Mr. Chairman, Excellencies:
It is a singular honor for me to take part in this meeting of the community of democracies here in Poland and to be able to listen to the profound messages of H.E. Mr. Geremek, Minister of Foreign Affairs of the Republic of Poland, and Nobel Prize Winner Madame Aung San Suu Kyi on democracy.
I wish to extend felicitations to H.E. Mr. Geremek, Chairman of this meeting, for his inspiring statement which set the tone for our meeting in this historic city of Warsaw and defined in concrete terms our work and expectations. Under his leadership, this meeting will undoubtedly come to a fruitful conclusion. We could not have chosen a better place than Poland as the venue for this conference. Poland's glorious struggle for democracy and human rights is an enduring inspiration for all freedomloving peoples of the world.
The messages, the venue, and the purpose of this conference are particularly meaningful to us as Filipinos, for we are proud to uphold our country as a vanguard of democracy. We are proud that in 1898 we established Asia's first democracy. And we are proud that not too long ago in 1986 at the peaceful EDSA People Power Revolution, we showed the modern world how to turn the tide against authoritarianism and oust a dictatorship.
Speaking as a woman, I can say that since the success of the EDSA revolution was inspired by a woman, Corazon Aquino, it is easy for many Filipinos to identify with Aung San Suu Kyi.
Aung San Suu Kyi today gave a powerful message: That her people would like to see action rather than words, that words need to be backed up by action, action that is united and focused on essentials.
This is the challenge to the community of democracies today: To explore what actions can be taken to better strengthen democratic institutions and processes.
On the part of the Philippines, our membership in the ASEAN gives us the opportunity to use the Asian way to help strengthen democratic institutions and processes within our neighborhood.
Our exploration begins with a recognition that we have come a long way in our common endeavor to promote a global democratic movement. Three meetings have already been convened to address issues relating to democracy. We are honored that the first of these meetings was held in Manila in 1989.
This current meeting of the community of democracies is particularly auspicious, for it is being held at the beginning of a new millennium. This meeting will be a test to our common resolve to meet the challenges to the democratic ideals in the 21st century and to turn them into opportunities to further and strengthen the institutions of democracy all over the world.
The 21st century is the century of global capital markets, the century of information technology, the century of communication technology, the century of the new economy. In this conference, let the community of democracies join hands in seeking ways to harness the new economy, so as to maximize the benefits of globalization, mitigate its adverse effects, and advance the cause of democracy.

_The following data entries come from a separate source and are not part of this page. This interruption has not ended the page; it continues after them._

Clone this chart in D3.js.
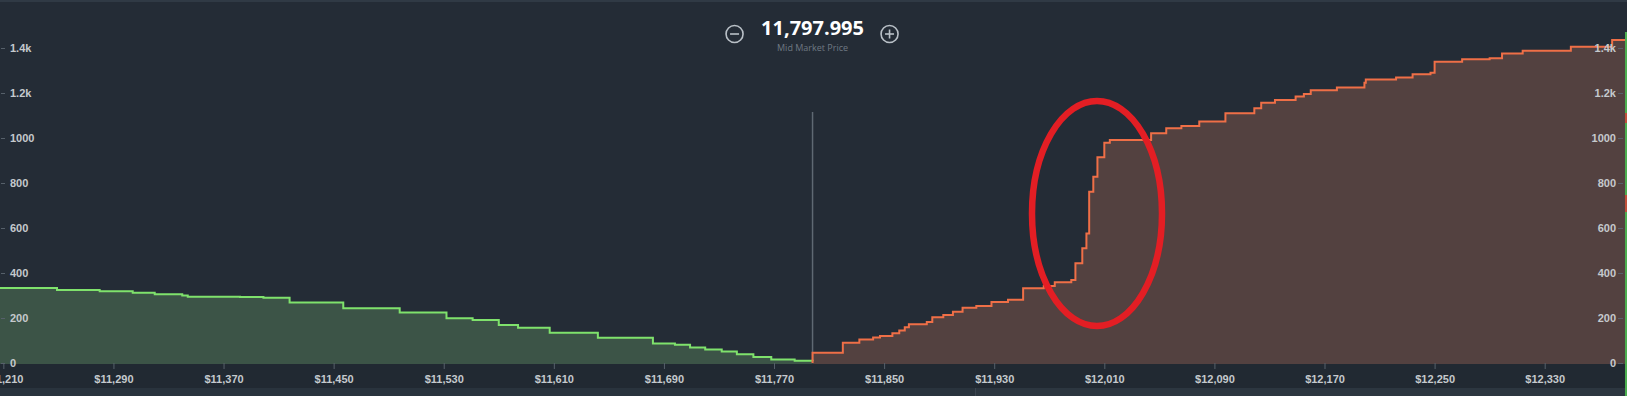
<!DOCTYPE html>
<html>
<head>
<meta charset="utf-8">
<script src="https://d3js.org/d3.v7.min.js"></script>
<style>
  html, body { margin: 0; padding: 0; background: #242c36; }
  svg { display: block; }
  .axis text { fill: #c5c9cd; font-family: "Liberation Sans", Arial, sans-serif; font-size: 11px; font-weight: bold; }
  .axis line { stroke: #56606a; }
  .axis .domain { display: none; }
</style>
</head>
<body>
<script>
// mid market price
const midPrice = 11797.995;

// bids (cumulative depth, step starts at price)
const bidPrices = [11207, 11249, 11280, 11304, 11320, 11340, 11344, 11382, 11399, 11418, 11457, 11498, 11532, 11551, 11570, 11584, 11607, 11642, 11682, 11698, 11709, 11720, 11732, 11743, 11755, 11768, 11785, 11798];
const bidDepth  = [333, 325, 319, 312, 306, 300, 295, 293, 290, 269, 243, 225, 199, 191, 169, 157, 134, 112, 87, 81, 69, 60, 51, 39, 27, 16, 10, 8];

// asks
const askPrices = [11798, 11798, 11820, 11832, 11842, 11847, 11856, 11861, 11865, 11868, 11881, 11885, 11893, 11900, 11907, 11917, 11928, 11940, 11951, 11966, 11974, 11986, 11989, 11994, 11997, 11999, 12002, 12005, 12010, 12014, 12044, 12055, 12066, 12079, 12098, 12119, 12124, 12134, 12149, 12155, 12160, 12179, 12199, 12200, 12222, 12234, 12247, 12250, 12270, 12290, 12299, 12314, 12349, 12379, 12392];
const askDepth  = [0, 46, 90, 105, 113, 120, 132, 144, 159, 172, 182, 203, 213, 228, 246, 253, 271, 281, 332, 342, 359, 369, 443, 510, 576, 761, 828, 914, 979, 991, 1021, 1043, 1053, 1073, 1110, 1132, 1157, 1169, 1184, 1196, 1212, 1224, 1246, 1260, 1269, 1283, 1290, 1339, 1350, 1354, 1376, 1388, 1406, 1436, 1436];

// axis ticks
const xTicks = [11210, 11290, 11370, 11450, 11530, 11610, 11690, 11770, 11850, 11930, 12010, 12090, 12170, 12250, 12330];
const yTicks = [0, 200, 400, 600, 800, 1000, 1200, 1400];
const yTickLabels = ["0", "200", "400", "600", "800", "1000", "1.2k", "1.4k"];

const width = 1627, height = 396;
const plotBottom = 363;

const svg = d3.select("body").append("svg")
    .attr("width", width)
    .attr("height", height);

// backgrounds
svg.append("rect").attr("width", width).attr("height", height).attr("fill", "#242c36");
svg.append("rect").attr("y", 0).attr("width", width).attr("height", 2).attr("fill", "#303a45");
svg.append("rect").attr("y", plotBottom + 1).attr("width", width).attr("height", 388 - plotBottom - 1).attr("fill", "#212932");
svg.append("rect").attr("y", 388).attr("width", width).attr("height", 8).attr("fill", "#29333d");
svg.append("rect").attr("x", 975).attr("y", 388).attr("width", width - 975).attr("height", 8).attr("fill", "#2c3640");
svg.append("line").attr("x1", 975.5).attr("x2", 975.5).attr("y1", 388).attr("y2", 396).attr("stroke", "#3b4550");

const x = d3.scaleLinear().domain([11207.57, 12389.8]).range([0, width]);
const y = d3.scaleLinear().domain([0, 1400]).range([plotBottom, 48]);

const bids = bidPrices.map((p, i) => ({ p: p, v: bidDepth[i] }));
const asks = askPrices.map((p, i) => ({ p: p, v: askDepth[i] }));

const area = d3.area().curve(d3.curveStepAfter)
    .x(d => x(d.p)).y0(y(0) + 1).y1(d => y(d.v));
const line = d3.line().curve(d3.curveStepAfter)
    .x(d => x(d.p)).y(d => y(d.v));

svg.append("path").datum(bids).attr("d", area).attr("fill", "#3c5447");
svg.append("path").datum(asks).attr("d", area).attr("fill", "#534140");

// mid price line
svg.append("line")
    .attr("x1", x(midPrice)).attr("x2", x(midPrice))
    .attr("y1", 112).attr("y2", plotBottom)
    .attr("stroke", "#5f6973").attr("stroke-width", 1.5);

svg.append("path").datum(bids).attr("d", line)
    .attr("fill", "none").attr("stroke", "#7fe26c").attr("stroke-width", 2);
svg.append("path").datum(asks).attr("d", line)
    .attr("fill", "none").attr("stroke", "#ef6f47").attr("stroke-width", 2);

// x axis
svg.append("g")
    .attr("class", "axis")
    .attr("transform", `translate(0,${plotBottom})`)
    .call(d3.axisBottom(x).tickValues(xTicks).tickSize(6).tickPadding(6)
      .tickFormat(d => "$" + d3.format(",")(d)));

// y axes (left and right)
const fmtY = d => yTickLabels[yTicks.indexOf(d)];
const leftAxis = svg.append("g")
    .attr("class", "axis")
    .attr("transform", "translate(1,0)")
    .call(d3.axisRight(y).tickValues(yTicks).tickSize(4).tickPadding(5).tickFormat(fmtY));
const rightAxis = svg.append("g")
    .attr("class", "axis")
    .attr("transform", "translate(1623,0)")
    .call(d3.axisLeft(y).tickValues(yTicks).tickSize(5).tickPadding(2).tickFormat(fmtY));

// right edge marker
svg.append("rect").attr("x", 1625).attr("y", 32).attr("width", 2).attr("height", height - 32).attr("fill", "#4caf50");
svg.append("rect").attr("x", 1625).attr("y", 113).attr("width", 2).attr("height", 10).attr("fill", "#c0503a");
svg.append("rect").attr("x", 1625).attr("y", 195).attr("width", 2).attr("height", 17).attr("fill", "#c0503a");

// header
const cx = x(midPrice);
svg.append("text")
    .attr("x", cx).attr("y", 35)
    .attr("text-anchor", "middle")
    .attr("font-family", "'Open Sans', sans-serif")
    .attr("font-weight", "bold").attr("font-size", 20)
    .attr("fill", "#ffffff")
    .text(d3.format(",.3f")(midPrice));
svg.append("text")
    .attr("x", cx).attr("y", 51)
    .attr("text-anchor", "middle")
    .attr("font-family", "'Open Sans', sans-serif")
    .attr("font-size", 9)
    .attr("fill", "#6f7983")
    .text("Mid Market Price");

const icon = (ix, plus) => {
  const g = svg.append("g").attr("transform", `translate(${ix},34)`)
      .attr("stroke", "#b9c0c7").attr("stroke-width", 1.6).attr("fill", "none");
  g.append("circle").attr("r", 8.5);
  g.append("line").attr("x1", -4.5).attr("x2", 4.5);
  if (plus) g.append("line").attr("y1", -4.5).attr("y2", 4.5);
};
icon(cx - 78, false);
icon(cx + 77, true);

// annotation ellipse
svg.append("ellipse")
    .attr("cx", 1097).attr("cy", 213.5)
    .attr("rx", 65).attr("ry", 112.5)
    .attr("fill", "none").attr("stroke", "#e31e24").attr("stroke-width", 6.5);
</script>
</body>
</html>
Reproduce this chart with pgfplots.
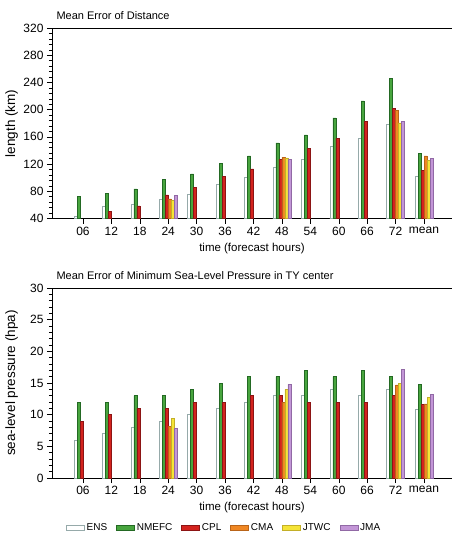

The new economy has produced new tools of communication technology. In this regard, it is important to recall that in the third conference of the new or restored democracies on democracy and development in Bucharest in 1997, Professor Mircea Malitza, President of the Black Sea University Foundation, pointed out that the mass media have a huge influence over the opinions, beliefs and values on which social behavior is based. In general, they are factors encouraging democracy. This role of mass media is greater than ever in the century of information technology.
We begin our search today by echoing once again the categorical statement of the Universal Declaration of Human Rights that human rights are the common standard of achievement for all peoples and all nations. Human rights and the many freedoms they guarantee are basic and fundamental to the existence and continued prosperity of all peoples. No country can claim that it is democratic and progressive unless it has enshrined respect for human rights and fundamental freedoms in its struggle for a just way of life.
Societies that do not have a modicum of reverence for the fundamental liberties and essential well-being of people undermine our efforts towards a world community of democracies. The will of the people must be respected for sovereignty resides in them. For people to perfect their humanity, it is necessary to create a regime of law and justice, free from oppression and persecution.
Democracy and development go together. The Philippine experience demonstrates this. The seeds for today's republic were sown by Andres Bonifacio, the plebeian who launched the Filipino revolution of 1896. In launching the revolution, Bonifacio had the social objective of achieving equity, of freeing the people not only from foreign rule but also from exploitation by their own countrymen.
When President William McKinley decided to place the Philippines under American rule, he adopted an enlightened colonial policy of training the Filipinos for independence - politically. During that tutelage in the process of democracy under the American government and when the Filipino nation regained its independence in 1946, we had the best economy and most advanced society among our neighbors.
When liberty was taken away by the declaration of martial law, the Philippines was left behind by its neighbors as they rapidly joined the ranks of the industrializing economies during the 1970's.
The Filipino people stood up for democracy at EDSA after President Corazon Aquino restored our democracy, President Fidel Ramos restored our economic competitiveness, and President Joseph Ejercito Estrada went on to establish the principle that democracy and economic prosperity must be for the poor.
Today, in the 21st century, the Philippines continues its total commitment to building a just and humane society based upon freedom and democracy. The Philippines renews its solidarity, in words and action, with the efforts of freedom-loving peoples in the new millennium.